Beam Continues Narrow Geographic Thinking with Pinnacle Vodka Acquisition
Beam’s US$605 million acquisition of Pinnacle Vodka and Calico Rum brand is a continuation of its strategy to focus on developing itself in a small number of core markets, primarily the US. All of Beam’s most recent acquisitions – Effen, Skinnygirl and Cooley Distillery – have the US in mind. The Cooley acquisition does give it a decent presence in Germany as well.
The acquisition, narrow in geographic terms, has at least broadened the company’s category presence, as it has lacked a major vodka brand, especially since it announced in mid-April 2012 that its large volume Kamchatka and Wolfschmidt brands were being reformulated as liqueur style drinks.
Big in US vodka
Pinnacle Vodka can certainly count as a major brand in the US. In 2011, it ranked as the sixth biggest vodka brand in volume terms with 4 percent share having had only a 0.3 percent share in 2006. The brand’s growth was most rapid in 2011 when volumes of the brand nearly doubled. The brand has benefitted from its economy level pricing (US$13-14) but also its strong focus on flavoured vodkas, especially its Whipped flavour.

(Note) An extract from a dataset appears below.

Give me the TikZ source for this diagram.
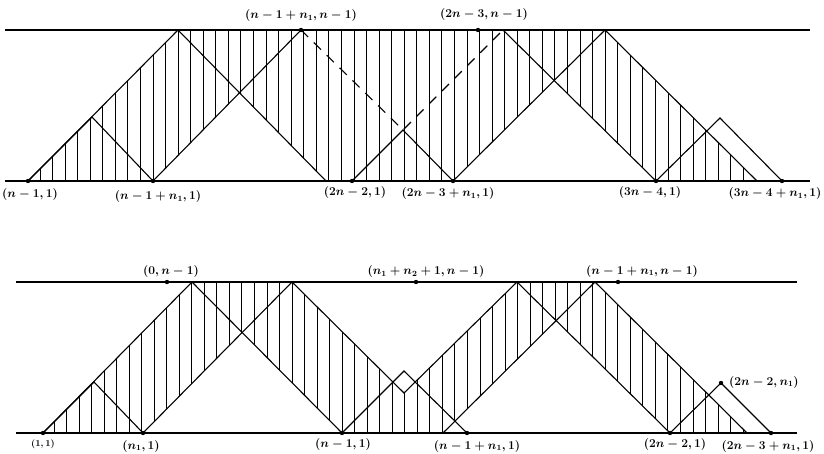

The focus on flavours will be of particular interest to Beam considering Beam’s strong emphasis on developing flavoured bourbon, which is seen in its recent Red Stag additions, “Red Stag Honey Tea” and “Red Stag Spiced”.
The acquisition of Calico Jack is less important as its volumes are still negligible, even in the US. It again is an economy level brand and has obviously been bought due to the rapid growth of spiced rum brands, led by Admiral Nelson and the more premium Sailor Jerry brands.
Narrow focus not just in acquisitions
The narrow geographic focus of Beam’s acquisition strategy is also shown in its brand development strategy, where the key focus seems to be on maximising growth of its brands in its core markets of the US, UK, Australia and Germany. This has been done via strong promotional activity (including price) and a wide range of product innovation, such as with flavoured bourbons and new variants of its core brands such as Courvoiser and Sauza.
Beam should look to develop its brands in emerging markets, but as Bacardi found with the US-centric, Grey Goose Vodka, it will not be easy. Seven years since the acquisition of the brand, well over 90 percent of the brand’s volumes remain in the US.
The momentum of the brand’s performance, combined with Beam’s strong distribution presence throughout the US, should allow the brand to continue to see rapid growth. However, if Beam is to sustain this growth, it needs to spend greater time developing its portfolio in new markets.